- _GIVEN INFORMATION_
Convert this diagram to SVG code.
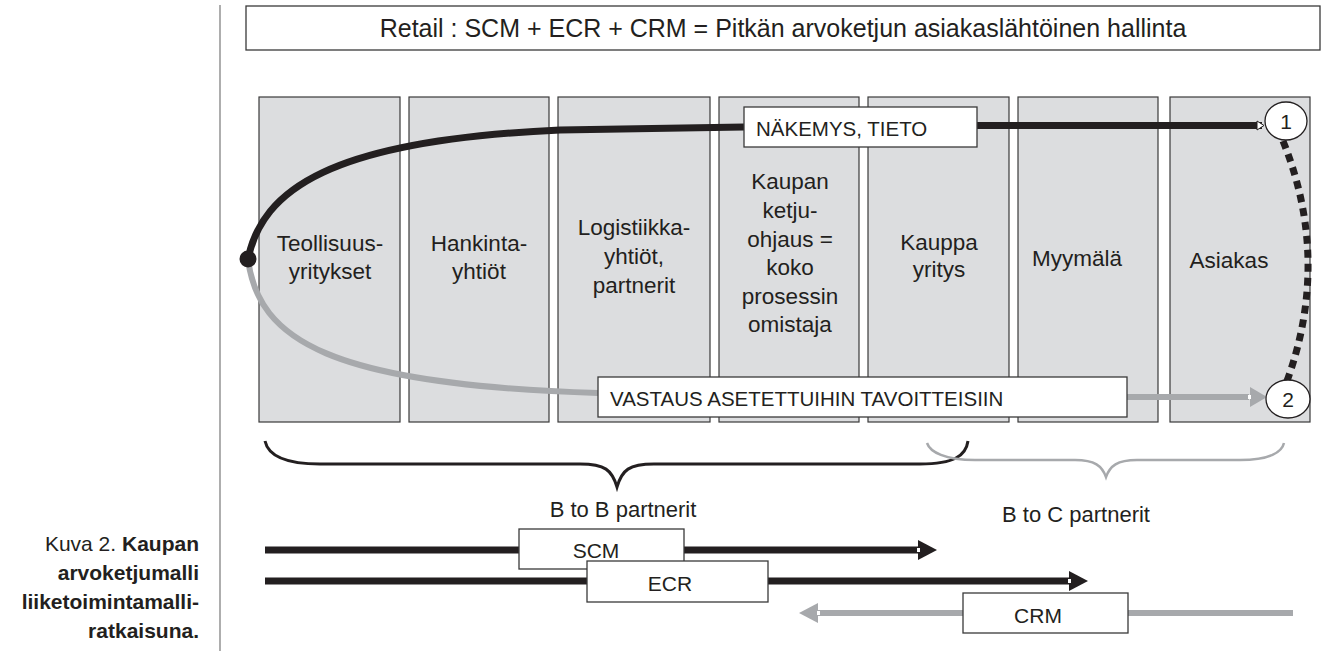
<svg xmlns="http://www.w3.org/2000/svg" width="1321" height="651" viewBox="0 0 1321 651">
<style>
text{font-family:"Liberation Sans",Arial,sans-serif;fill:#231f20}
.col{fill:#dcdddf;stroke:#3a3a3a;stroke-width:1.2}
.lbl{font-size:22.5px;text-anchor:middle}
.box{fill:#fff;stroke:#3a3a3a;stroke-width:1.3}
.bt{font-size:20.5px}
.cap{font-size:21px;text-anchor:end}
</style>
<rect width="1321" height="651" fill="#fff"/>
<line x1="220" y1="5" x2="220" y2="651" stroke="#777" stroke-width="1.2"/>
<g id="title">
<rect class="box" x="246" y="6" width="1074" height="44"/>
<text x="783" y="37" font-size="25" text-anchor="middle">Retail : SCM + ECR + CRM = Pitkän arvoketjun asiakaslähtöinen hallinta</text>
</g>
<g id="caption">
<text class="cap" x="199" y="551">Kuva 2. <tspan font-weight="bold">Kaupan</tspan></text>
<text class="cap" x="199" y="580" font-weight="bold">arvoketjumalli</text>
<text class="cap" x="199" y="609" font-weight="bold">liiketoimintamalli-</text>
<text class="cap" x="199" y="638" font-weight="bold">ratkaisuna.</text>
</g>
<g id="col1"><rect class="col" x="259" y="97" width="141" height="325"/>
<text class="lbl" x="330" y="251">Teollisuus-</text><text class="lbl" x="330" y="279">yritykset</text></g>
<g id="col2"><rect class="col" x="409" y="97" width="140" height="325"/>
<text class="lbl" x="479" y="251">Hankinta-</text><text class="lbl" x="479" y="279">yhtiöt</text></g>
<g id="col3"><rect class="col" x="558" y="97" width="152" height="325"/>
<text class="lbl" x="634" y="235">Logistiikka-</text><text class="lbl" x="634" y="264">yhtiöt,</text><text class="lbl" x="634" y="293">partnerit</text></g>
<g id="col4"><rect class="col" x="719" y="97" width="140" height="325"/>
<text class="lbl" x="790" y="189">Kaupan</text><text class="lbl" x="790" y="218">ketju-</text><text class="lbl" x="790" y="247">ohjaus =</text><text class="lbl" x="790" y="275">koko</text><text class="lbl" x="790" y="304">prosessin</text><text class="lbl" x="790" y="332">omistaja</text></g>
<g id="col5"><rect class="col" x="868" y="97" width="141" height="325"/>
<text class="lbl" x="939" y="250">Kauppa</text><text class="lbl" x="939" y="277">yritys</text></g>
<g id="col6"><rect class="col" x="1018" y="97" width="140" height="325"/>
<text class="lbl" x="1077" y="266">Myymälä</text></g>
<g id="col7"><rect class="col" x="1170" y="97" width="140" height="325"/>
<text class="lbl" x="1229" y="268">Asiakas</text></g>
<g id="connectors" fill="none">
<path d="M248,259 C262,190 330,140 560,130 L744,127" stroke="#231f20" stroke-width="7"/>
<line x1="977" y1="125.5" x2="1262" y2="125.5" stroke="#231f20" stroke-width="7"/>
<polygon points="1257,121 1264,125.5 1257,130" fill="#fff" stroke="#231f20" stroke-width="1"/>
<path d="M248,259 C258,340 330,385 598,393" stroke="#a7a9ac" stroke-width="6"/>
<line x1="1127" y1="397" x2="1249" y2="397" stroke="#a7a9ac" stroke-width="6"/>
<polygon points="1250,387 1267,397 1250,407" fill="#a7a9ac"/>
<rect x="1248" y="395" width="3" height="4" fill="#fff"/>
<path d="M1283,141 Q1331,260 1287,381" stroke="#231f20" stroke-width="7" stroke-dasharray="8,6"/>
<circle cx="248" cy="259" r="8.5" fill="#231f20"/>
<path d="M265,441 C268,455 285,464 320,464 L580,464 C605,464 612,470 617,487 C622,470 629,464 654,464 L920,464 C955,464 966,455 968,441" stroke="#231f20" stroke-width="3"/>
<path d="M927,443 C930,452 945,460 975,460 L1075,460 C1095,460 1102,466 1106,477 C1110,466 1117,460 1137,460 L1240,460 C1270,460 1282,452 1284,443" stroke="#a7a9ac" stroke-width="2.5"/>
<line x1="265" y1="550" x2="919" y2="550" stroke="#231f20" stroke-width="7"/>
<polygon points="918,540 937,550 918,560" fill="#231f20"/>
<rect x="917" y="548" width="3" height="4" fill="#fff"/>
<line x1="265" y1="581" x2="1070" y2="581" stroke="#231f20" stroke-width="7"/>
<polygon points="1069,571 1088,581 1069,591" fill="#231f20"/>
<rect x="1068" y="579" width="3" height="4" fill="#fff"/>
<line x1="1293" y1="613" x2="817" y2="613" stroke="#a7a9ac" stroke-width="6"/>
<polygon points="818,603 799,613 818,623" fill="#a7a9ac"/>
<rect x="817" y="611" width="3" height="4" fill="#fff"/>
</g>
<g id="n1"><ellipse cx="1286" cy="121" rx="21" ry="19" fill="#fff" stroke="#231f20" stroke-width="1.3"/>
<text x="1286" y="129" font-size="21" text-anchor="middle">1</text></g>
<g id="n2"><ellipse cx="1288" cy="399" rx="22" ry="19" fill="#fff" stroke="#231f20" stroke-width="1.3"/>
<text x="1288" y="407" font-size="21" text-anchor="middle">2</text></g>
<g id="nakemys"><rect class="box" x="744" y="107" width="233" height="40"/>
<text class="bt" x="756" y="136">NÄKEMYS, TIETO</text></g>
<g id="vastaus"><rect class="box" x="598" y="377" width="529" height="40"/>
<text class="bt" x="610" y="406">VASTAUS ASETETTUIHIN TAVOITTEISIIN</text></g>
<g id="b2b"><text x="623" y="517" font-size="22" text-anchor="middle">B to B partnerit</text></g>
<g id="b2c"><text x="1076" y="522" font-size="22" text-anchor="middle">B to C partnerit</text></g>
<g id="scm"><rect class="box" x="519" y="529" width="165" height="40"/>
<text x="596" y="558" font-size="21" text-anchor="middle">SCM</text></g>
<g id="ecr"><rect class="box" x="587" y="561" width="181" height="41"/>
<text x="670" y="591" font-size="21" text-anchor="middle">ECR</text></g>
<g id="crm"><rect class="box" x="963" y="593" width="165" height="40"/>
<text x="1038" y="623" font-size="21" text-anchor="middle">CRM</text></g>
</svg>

- _WHAT IS REQUIRED_
Print the whole listing above once more, word for word, without its pictures.

- _REPLY TO THE TASK_
Convert this diagram to SVG code.
<svg xmlns="http://www.w3.org/2000/svg" width="1321" height="651" viewBox="0 0 1321 651">
<style>
text{font-family:"Liberation Sans",Arial,sans-serif;fill:#231f20}
.col{fill:#dcdddf;stroke:#3a3a3a;stroke-width:1.2}
.lbl{font-size:22.5px;text-anchor:middle}
.box{fill:#fff;stroke:#3a3a3a;stroke-width:1.3}
.bt{font-size:20.5px}
.cap{font-size:21px;text-anchor:end}
</style>
<rect width="1321" height="651" fill="#fff"/>
<line x1="220" y1="5" x2="220" y2="651" stroke="#777" stroke-width="1.2"/>
<g id="title">
<rect class="box" x="246" y="6" width="1074" height="44"/>
<text x="783" y="37" font-size="25" text-anchor="middle">Retail : SCM + ECR + CRM = Pitkän arvoketjun asiakaslähtöinen hallinta</text>
</g>
<g id="caption">
<text class="cap" x="199" y="551">Kuva 2. <tspan font-weight="bold">Kaupan</tspan></text>
<text class="cap" x="199" y="580" font-weight="bold">arvoketjumalli</text>
<text class="cap" x="199" y="609" font-weight="bold">liiketoimintamalli-</text>
<text class="cap" x="199" y="638" font-weight="bold">ratkaisuna.</text>
</g>
<g id="col1"><rect class="col" x="259" y="97" width="141" height="325"/>
<text class="lbl" x="330" y="251">Teollisuus-</text><text class="lbl" x="330" y="279">yritykset</text></g>
<g id="col2"><rect class="col" x="409" y="97" width="140" height="325"/>
<text class="lbl" x="479" y="251">Hankinta-</text><text class="lbl" x="479" y="279">yhtiöt</text></g>
<g id="col3"><rect class="col" x="558" y="97" width="152" height="325"/>
<text class="lbl" x="634" y="235">Logistiikka-</text><text class="lbl" x="634" y="264">yhtiöt,</text><text class="lbl" x="634" y="293">partnerit</text></g>
<g id="col4"><rect class="col" x="719" y="97" width="140" height="325"/>
<text class="lbl" x="790" y="189">Kaupan</text><text class="lbl" x="790" y="218">ketju-</text><text class="lbl" x="790" y="247">ohjaus =</text><text class="lbl" x="790" y="275">koko</text><text class="lbl" x="790" y="304">prosessin</text><text class="lbl" x="790" y="332">omistaja</text></g>
<g id="col5"><rect class="col" x="868" y="97" width="141" height="325"/>
<text class="lbl" x="939" y="250">Kauppa</text><text class="lbl" x="939" y="277">yritys</text></g>
<g id="col6"><rect class="col" x="1018" y="97" width="140" height="325"/>
<text class="lbl" x="1077" y="266">Myymälä</text></g>
<g id="col7"><rect class="col" x="1170" y="97" width="140" height="325"/>
<text class="lbl" x="1229" y="268">Asiakas</text></g>
<g id="connectors" fill="none">
<path d="M248,259 C262,190 330,140 560,130 L744,127" stroke="#231f20" stroke-width="7"/>
<line x1="977" y1="125.5" x2="1262" y2="125.5" stroke="#231f20" stroke-width="7"/>
<polygon points="1257,121 1264,125.5 1257,130" fill="#fff" stroke="#231f20" stroke-width="1"/>
<path d="M248,259 C258,340 330,385 598,393" stroke="#a7a9ac" stroke-width="6"/>
<line x1="1127" y1="397" x2="1249" y2="397" stroke="#a7a9ac" stroke-width="6"/>
<polygon points="1250,387 1267,397 1250,407" fill="#a7a9ac"/>
<rect x="1248" y="395" width="3" height="4" fill="#fff"/>
<path d="M1283,141 Q1331,260 1287,381" stroke="#231f20" stroke-width="7" stroke-dasharray="8,6"/>
<circle cx="248" cy="259" r="8.5" fill="#231f20"/>
<path d="M265,441 C268,455 285,464 320,464 L580,464 C605,464 612,470 617,487 C622,470 629,464 654,464 L920,464 C955,464 966,455 968,441" stroke="#231f20" stroke-width="3"/>
<path d="M927,443 C930,452 945,460 975,460 L1075,460 C1095,460 1102,466 1106,477 C1110,466 1117,460 1137,460 L1240,460 C1270,460 1282,452 1284,443" stroke="#a7a9ac" stroke-width="2.5"/>
<line x1="265" y1="550" x2="919" y2="550" stroke="#231f20" stroke-width="7"/>
<polygon points="918,540 937,550 918,560" fill="#231f20"/>
<rect x="917" y="548" width="3" height="4" fill="#fff"/>
<line x1="265" y1="581" x2="1070" y2="581" stroke="#231f20" stroke-width="7"/>
<polygon points="1069,571 1088,581 1069,591" fill="#231f20"/>
<rect x="1068" y="579" width="3" height="4" fill="#fff"/>
<line x1="1293" y1="613" x2="817" y2="613" stroke="#a7a9ac" stroke-width="6"/>
<polygon points="818,603 799,613 818,623" fill="#a7a9ac"/>
<rect x="817" y="611" width="3" height="4" fill="#fff"/>
</g>
<g id="n1"><ellipse cx="1286" cy="121" rx="21" ry="19" fill="#fff" stroke="#231f20" stroke-width="1.3"/>
<text x="1286" y="129" font-size="21" text-anchor="middle">1</text></g>
<g id="n2"><ellipse cx="1288" cy="399" rx="22" ry="19" fill="#fff" stroke="#231f20" stroke-width="1.3"/>
<text x="1288" y="407" font-size="21" text-anchor="middle">2</text></g>
<g id="nakemys"><rect class="box" x="744" y="107" width="233" height="40"/>
<text class="bt" x="756" y="136">NÄKEMYS, TIETO</text></g>
<g id="vastaus"><rect class="box" x="598" y="377" width="529" height="40"/>
<text class="bt" x="610" y="406">VASTAUS ASETETTUIHIN TAVOITTEISIIN</text></g>
<g id="b2b"><text x="623" y="517" font-size="22" text-anchor="middle">B to B partnerit</text></g>
<g id="b2c"><text x="1076" y="522" font-size="22" text-anchor="middle">B to C partnerit</text></g>
<g id="scm"><rect class="box" x="519" y="529" width="165" height="40"/>
<text x="596" y="558" font-size="21" text-anchor="middle">SCM</text></g>
<g id="ecr"><rect class="box" x="587" y="561" width="181" height="41"/>
<text x="670" y="591" font-size="21" text-anchor="middle">ECR</text></g>
<g id="crm"><rect class="box" x="963" y="593" width="165" height="40"/>
<text x="1038" y="623" font-size="21" text-anchor="middle">CRM</text></g>
</svg>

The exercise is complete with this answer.